Elements Cu Sn Pb As Sb Fe Zn Ag Au Co Bi Ni S
mass% 89.94 8.11 0.63 0.41 0.29 0.24 0.13 0.1 0.1 0.04 0.01 < n. d.

Table 1: Chemical composition of the metal. Method of analysis: EPMA/WDS, Lab Department of Materials, University of Oxford.

 

Elements

S Fe Cu Total
Dark-blue inclusion 21 2.8 77 102

Table 2: Chemical composition (mass %) of the dark-blue inclusions on Fig. 4. Method of analysis: SEM/EDX, Laboratory of Analytical Chemistry, Empa.

The corrosion crust has an average thickness of 500µm but can in areas be much thicker (Fig. 3). It is divided in two layers. The inner layer is itself divided in two sub-layers: a thin light-grey sub-layer at the interface with the remaining metal surface (in bright field) which appears red-orange in polarised light (Fig. 6) topped by a medium-grey sub-layer (in bright field) that contains remnant metal. It turns dark-blue in polarised light (Fig. 6). The outer corrosion layer can also be divided into two sub-layers: a porous sub-layer followed by a dark-grey sub-layer in which crystals are outlined by cracks (in bright field). Under polarized light, the latter turns blue-green while on top it appears olive and brown (Fig. 6). Chemically the corrosion crust is Sn enriched and Cu-depleted (Table 3, Figs. 7-8). The maximum of the Sn enrichment occurs on the outer blue-green sub-layer. The corrosion layer also contains P, Si, C and O. Inclusions containing Fe or Ag can be found in the corrosion crust (Figs. 7 and 8).

 

Elements

O Cu Sn Si P Fe Pb S Cl Total
CP1e, outer corrosion layer 27 17 57 1.1 1.9 0.9 1.0 < < 105
CP3i, inner corrosion layer 39 27 26 1.1 2.5 < < < < 97
CP3i, Mi, remnant metal < 88 8.3 < < < < < < 97

Table 3: Chemical composition (mass %) of the corrosion crust from Fig. 6. Method of analysis: SEM/EDX, Laboratory of Analytical Chemistry, Empa.

Corrected stratigraphic representation: none

The tin bronze was exposed to an extended or excessively hot annealing process.
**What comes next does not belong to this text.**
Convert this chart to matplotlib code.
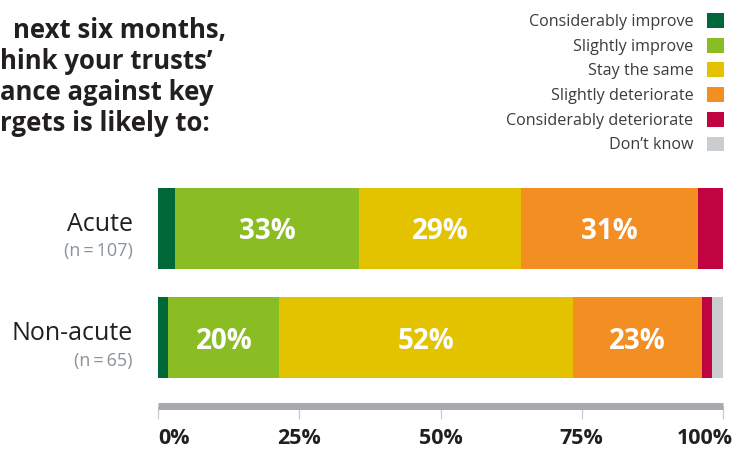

This, combined with the extreme thickness of the corrosion crust and the dark surface, confirms that the object originates from a fire burial context. At the metal - corrosion crust interface some copper oxide (cuprite?) occurs. On top copper carbonates (azurite or malachite?) are mixed with tin oxide (cassiterite/SnO2?). Tin oxide dominates in the brown-black extremely Sn-rich outer layer. The P-enrichment in the whole corrosion layer may be due to an environment rich in organic material (for example bones). The original surface of the metal has been destroyed, presenting a type 2 corrosion layer after Robbiola et al. 1998.

References on object and sample

Reference object

1. Fischer, C. (1997) Innovation und Tradition in der Mittel- und Spätbronzezeit. Monographien der Kantonsarchäologie Zürich 28 (Zürich und Egg), 181 and plate 43.

 

Reference sample

2. Fischer, C. (1997) Innovation und Tradition in der Mittel- und Spätbronzezeit. Monographien der Kantonsarchäologie Zürich 28 (Zürich und Egg), 96.
3. Rapport d'examen 92-5-4 (Schweizer, F. and degli Agosti, M.), Laboratoire Musées d'art et d'histoire, Geneva GE (1992).

References on analytic methods and interpretation

4. Robbiola, L., Blengino, J-M., Fiaud, C. (1998) Morphology and mechanisms of formation of natural patinas on archaeological Cu-Sn alloys, Corrosion Science, 40, 12, 2083-2111.